Apart from these major projects, another significant venture is the possibility of a deep-water pipeline connecting Oman to India and transporting LNG for the next 20 years. Looking at India’s swelling energy needs, the government is aggressively attempting to expand the proportion of natural gas in its energy mix. The success of the deep-water pipeline will significantly secure India’s present and future energy requirements. Although the project is at an initial stage, with multiple challenges owing to the difficult technology involved, the Iran nuclear agreement will ensure the absence of any Western pressure to stall the deal.
Despite the numerous positives, India is likely to face some inevitable challenges. Once the sanctions are lifted, American and European firms will tap into Iran’s potential in the domains of oil, gas and general markets. With the presence of many more international firms in the market, Indian companies will have to compete more vigorously to gain an edge over others.
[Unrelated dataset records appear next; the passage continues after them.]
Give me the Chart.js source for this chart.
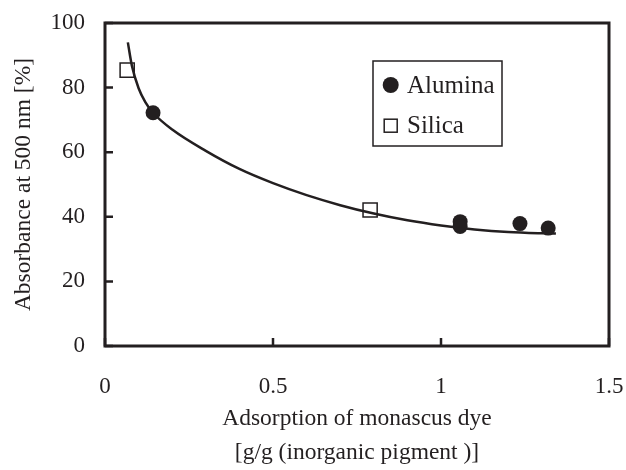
<!DOCTYPE html>
<html>
<head>
<meta charset="utf-8">
<script src="https://cdn.jsdelivr.net/npm/chart.js@4.4.1/dist/chart.umd.min.js"></script>
<style>
  html, body { margin: 0; padding: 0; background: #fff; }
  #wrap { width: 626px; height: 470px; }
</style>
</head>
<body>
<div id="wrap"><canvas id="absChart" width="626" height="470"></canvas></div>
<script>
// values
const aluminaX = [0.143, 1.057, 1.057, 1.235, 1.319];
const aluminaY = [72.2, 38.5, 37.0, 37.9, 36.5];
const silicaX = [0.066, 0.789];
const silicaY = [85.4, 42.1];
// fitted curve
const fitX = [0.068, 0.08, 0.10, 0.12, 0.143, 0.2, 0.3, 0.4, 0.5, 0.6, 0.7, 0.8, 0.9, 1.0, 1.1, 1.2, 1.3, 1.342];
const fitY = [94.0, 86.8, 79.8, 75.5, 72.2, 67.0, 60.4, 54.8, 50.4, 46.7, 43.6, 41.0, 38.9, 37.3, 36.1, 35.3, 34.9, 34.8];
const xTicks = [0, 0.5, 1, 1.5];
const yTicks = [0, 20, 40, 60, 80, 100];

const ink = '#231f20';
const serif = '"Liberation Serif", "Times New Roman", serif';

function pts(xs, ys) {
  return xs.map(function (x, i) { return { x: x, y: ys[i] }; });
}

// box round the plot, inward ticks and the legend
const framePlugin = {
  id: 'frame',
  afterDraw(chart) {
    const ctx = chart.ctx;
    const ca = chart.chartArea;
    const xs = chart.scales.x, ys = chart.scales.y;
    ctx.save();
    ctx.strokeStyle = ink;
    ctx.lineWidth = 3;
    ctx.strokeRect(ca.left, ca.top, ca.right - ca.left, ca.bottom - ca.top);

    ctx.lineWidth = 2.5;
    ctx.beginPath();
    xTicks.forEach(function (v) {
      const px = xs.getPixelForValue(v);
      ctx.moveTo(px, ca.bottom);
      ctx.lineTo(px, ca.bottom - 8);
    });
    yTicks.forEach(function (v) {
      const py = ys.getPixelForValue(v);
      ctx.moveTo(ca.left, py);
      ctx.lineTo(ca.left + 8, py);
    });
    ctx.stroke();

    // legend
    const bx = ca.left + 268, by = ca.top + 38;
    ctx.lineWidth = 1.5;
    ctx.strokeRect(bx, by, 129, 85);
    ctx.fillStyle = ink;
    ctx.beginPath();
    ctx.arc(bx + 17.7, by + 24, 8, 0, Math.PI * 2);
    ctx.fill();
    ctx.strokeRect(bx + 17.7 - 6.5, by + 64.7 - 6.5, 13, 13);
    ctx.font = '25px ' + serif;
    ctx.textBaseline = 'alphabetic';
    ctx.textAlign = 'left';
    ctx.fillText('Alumina', bx + 34, by + 32.3);
    ctx.fillText('Silica', bx + 34, by + 72.3);
    ctx.restore();
  }
};

const ctx = document.getElementById('absChart').getContext('2d');
const absChart = new Chart(ctx, {
  type: 'scatter',
  data: {
    datasets: [
      {
        label: 'Alumina',
        data: pts(aluminaX, aluminaY),
        pointStyle: 'circle',
        pointRadius: 7.5,
        pointBackgroundColor: ink,
        pointBorderColor: ink,
        pointBorderWidth: 0,
        order: 0
      },
      {
        label: 'Silica',
        data: pts(silicaX, silicaY),
        pointStyle: 'rect',
        pointRadius: 10,
        pointBackgroundColor: 'rgba(0,0,0,0)',
        pointBorderColor: ink,
        pointBorderWidth: 1.5,
        order: 1
      },
      {
        label: 'fit',
        data: pts(fitX, fitY),
        showLine: true,
        pointRadius: 0,
        borderColor: ink,
        borderWidth: 2.5,
        cubicInterpolationMode: 'monotone',
        order: 2
      }
    ]
  },
  options: {
    responsive: false,
    devicePixelRatio: 1,
    animation: false,
    layout: { padding: { left: 0, right: 17, top: 23, bottom: 0 } },
    plugins: {
      legend: { display: false },
      tooltip: { enabled: false }
    },
    scales: {
      x: {
        type: 'linear',
        min: 0,
        max: 1.5,
        afterBuildTicks: function (s) { s.ticks = xTicks.map(function (v) { return { value: v }; }); },
        afterFit: function (s) { s.height = 124; },
        grid: { display: true, drawOnChartArea: false, drawTicks: true, tickLength: 27, tickColor: 'rgba(0,0,0,0)' },
        border: { display: false },
        ticks: {
          padding: 0, color: ink, font: { family: serif, size: 23 }, maxRotation: 0,
          callback: function (v) { return String(v); }
        },
        title: {
          display: true,
          text: ['Adsorption of monascus dye', '[g/g (inorganic pigment )]'],
          color: ink,
          font: { family: serif, size: 23.5, lineHeight: 1.45 },
          padding: { top: 0, bottom: 0 }
        }
      },
      y: {
        type: 'linear',
        min: 0,
        max: 100,
        afterBuildTicks: function (s) { s.ticks = yTicks.map(function (v) { return { value: v }; }); },
        afterFit: function (s) { s.width = 105; },
        grid: { display: true, drawOnChartArea: false, drawTicks: true, tickLength: 20, tickColor: 'rgba(0,0,0,0)' },
        border: { display: false },
        ticks: { padding: 0, color: ink, font: { family: serif, size: 23 } },
        title: {
          display: true,
          text: 'Absorbance at 500 nm [%]',
          color: ink,
          font: { family: serif, size: 23.5, lineHeight: 1.2 },
          padding: { top: 10, bottom: 0 }
        }
      }
    }
  },
  plugins: [framePlugin]
});
</script>
</body>
</html>
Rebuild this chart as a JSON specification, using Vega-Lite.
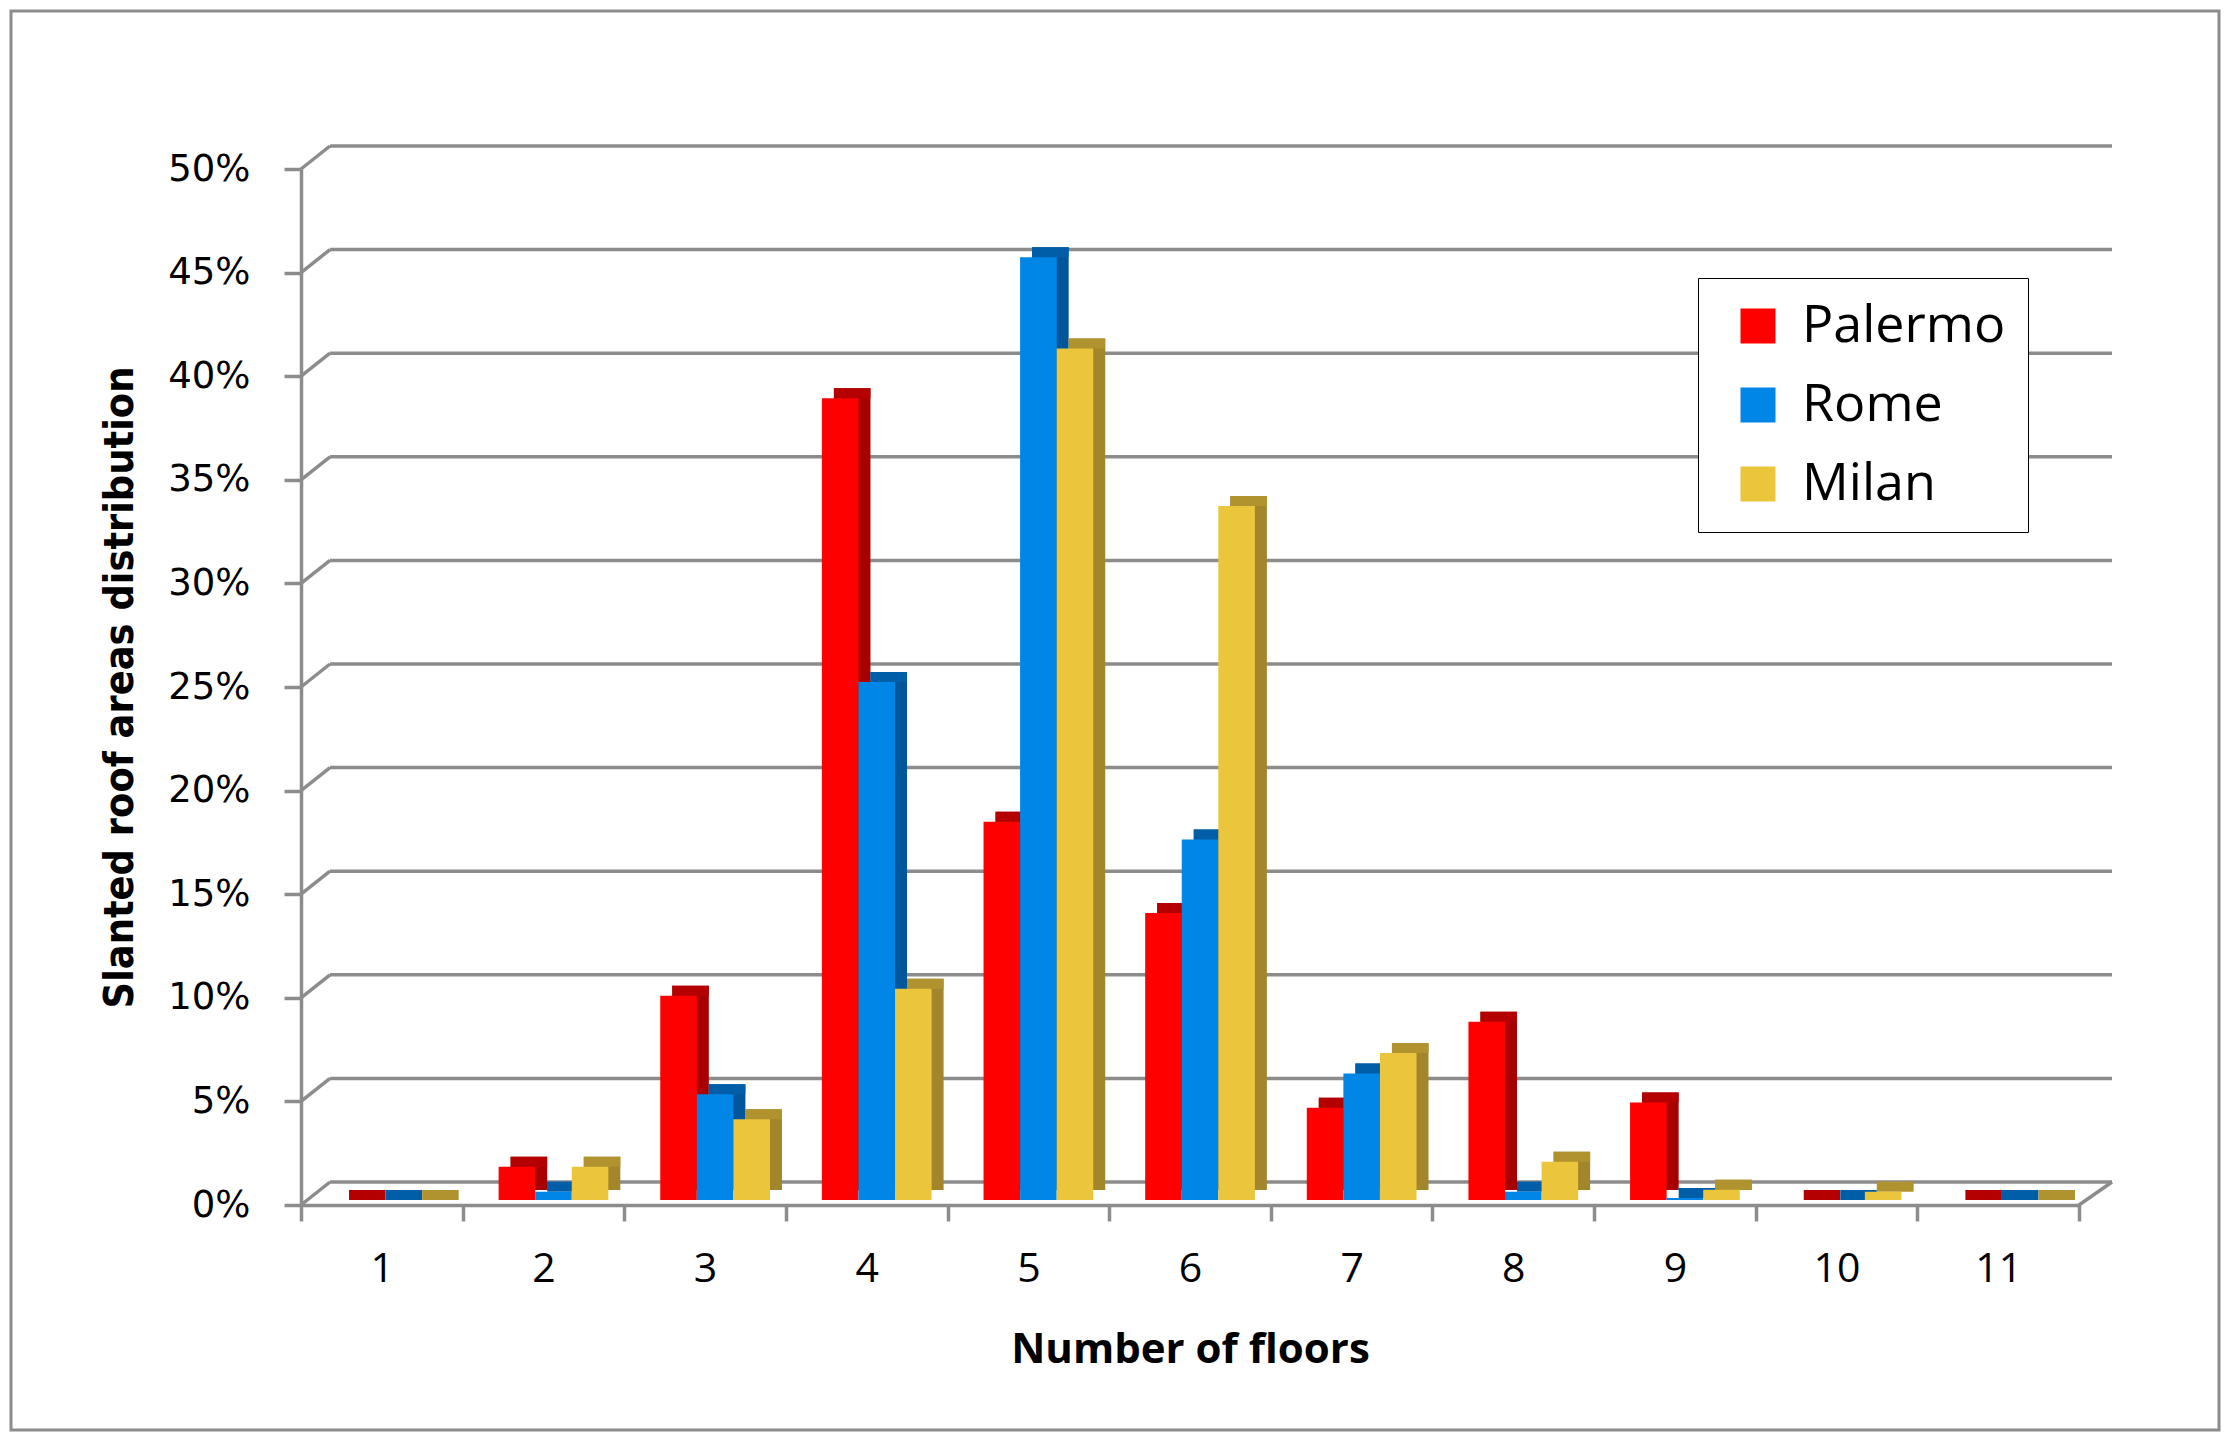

Benefits to the Indian Economy
A final interesting possibility that may favour India in the coming year is the stability in international global oil prices. With the finalisation of deal, there will be an influx of greater crude oil supply from Iran into the world market. This would ensure that the international oil prices do not rise significantly in 2016. A stable international oil price would automatically favour energy consumers, such as India, in keeping their inflation levels under control. Therefore, this development would indirectly have a positive impact on India’s GDP growth and equity markets in the coming year.